Camouflaging the flood-proof buildings would mean outfitting the old “polder” system of concrete pilings with amphibious technology. Such a strategy might also help save Venice’s rapidly sinking skyline.

The amphibious technique lends itself primarily to new construction. Flood-proofing older buildings might be prohibitively expensive, Olthuis says. The new flood-proof design, however, spares the builder significant waterproofing expenses required by law in many Dutch communities.

City planners are not only racing against the rising tides. Rapid urbanization and massive population growth may force a massive exodus onto the water, designers say.

“We feel that in order to cope in 2050, with 9 billion people on Earth, you need to take into account this opportunity to provide people with basic elements needed to sustain life,” says Frits Schoute, a retired Dutch engineering professor who is now devoting his time to his dream of living on the sea. (Dr. Schoute’s designs can be found on his website, www.ecoboot.nl.)

One of Schoutte’s designs features dampers that would not only protect floating houses from waves, but would also act as generators to exploit the tides for electrical energy. Based on his preliminary calculations, wave dampers could provide more than enough electricity to live indefinitely on one of Schoutte’s “ecoboats,” he says.

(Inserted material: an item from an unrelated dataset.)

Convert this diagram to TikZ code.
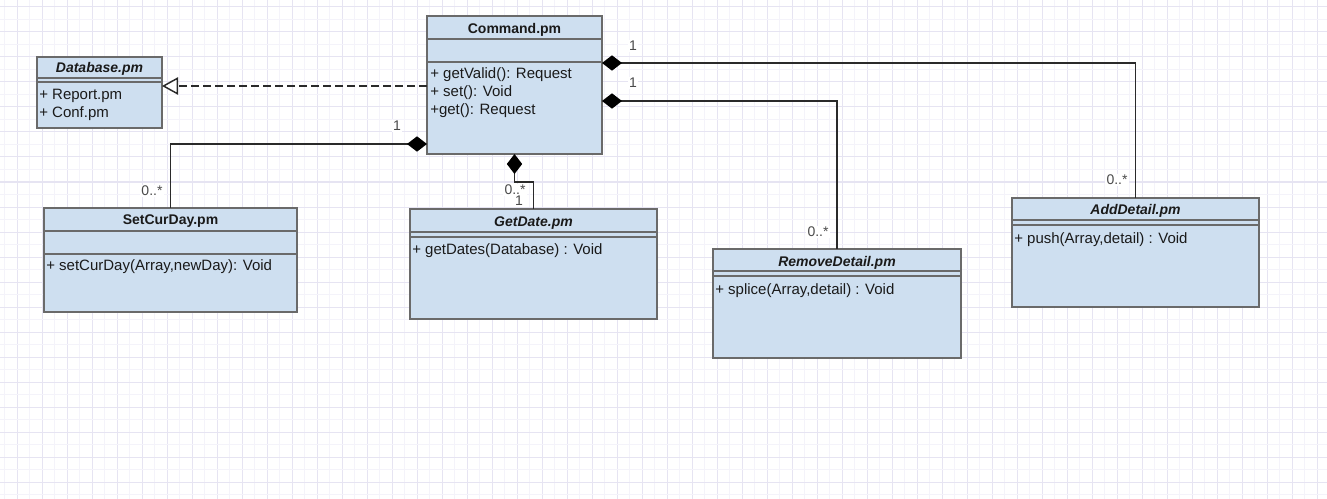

As for the commercial success of amphibious and floating houses, Olthuis cites one persistent truth: Coastal views have always commanded premium prices.

Next November, Olthuis and his firm plan to present designs for a 400-foot-tall floating hotel in Dubai on the Persian Gulf, a city that frequently courts innovative (sometimes outlandish) design solutions.

The circular hotel, which will sit only 12 to 16 feet deep, will rotate every six hours to offer guests unobstructed views of the city’s arresting skyline.

“It’s spectacular,” Olthuis says. “I think we’re only on the first step with these innovative possibilities of living on or next to the water. We all say here, the future is wet, and the future is great.”